European aerospace giant EADS has reported a rapid increase in both net and operating profit for the first three months of the year. The company's earnings were boosted by strong demand for its commercial aircraft.

The European Aeronautic Defense and Space Company (EADS) reported a near doubling of first-quarter net profit on Tuesday. On a year-on-year-basis, quarterly bottom-line earnings rose by 91 percent to 241 million euros ($316 million).

Profit before interest, tax, depreciation and amortization had jumped by 79 percent in the firth three months, the firm said.

"Overall, the trend is favorable in terms of activity and the group is confirming the good announcements which the market was expecting," Barclays Bourse portfolio manager Renaud Murail said in a statement.

Airbus planes in high demand

EADS said orders rose to 49.9 billion euros, compared to just 12 billion euros in the same period last year.

The group is confirming its targets with a good number of orders or rumors of orders which are in the air, particularly from companies in the Gulf," Murail added.

EADS said its plane-making subsidiary, Airbus, accounted for the biggest jump in orders over the first three months, with a leap of 496 percent.
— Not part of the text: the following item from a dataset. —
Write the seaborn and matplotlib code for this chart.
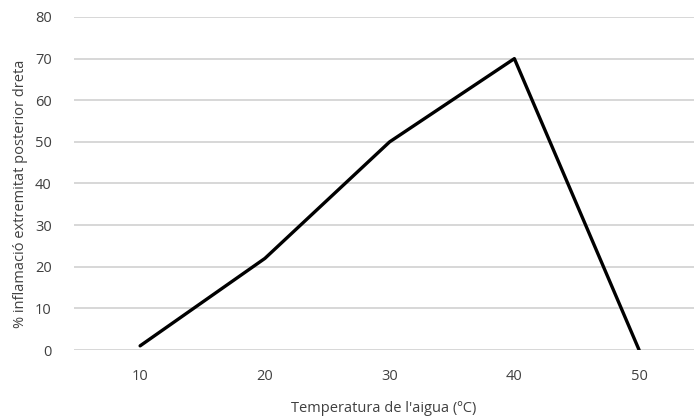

The group held to a target of 700 orders over the full year and said it had booked 493 by the end of April.

A350 maiden flight awaited

EADS noted its program for the launching of its future long-haul A350 aircraft in 2014 remained "very ambitious."

Chief Financial Officer Harald Wilhelm said Airbus was "more and more confident" that the A350 would make its maiden flight in the next few months, after delays blamed on its new design.

The A350 uses an unprecedented amount of lightweight carbon-fiber material and is seen as a rival to Boeing's 777 and 787.

On the flipside, EADS said there had been a slowing of orders for Airbus' A 380 superjumbo airliner which had been held back by micro cracks in some of the wing components.

Despite a background of cuts in western defense budgets, EADS' defense arm, Cassidian, raised its first-quarter sales by 2 percent.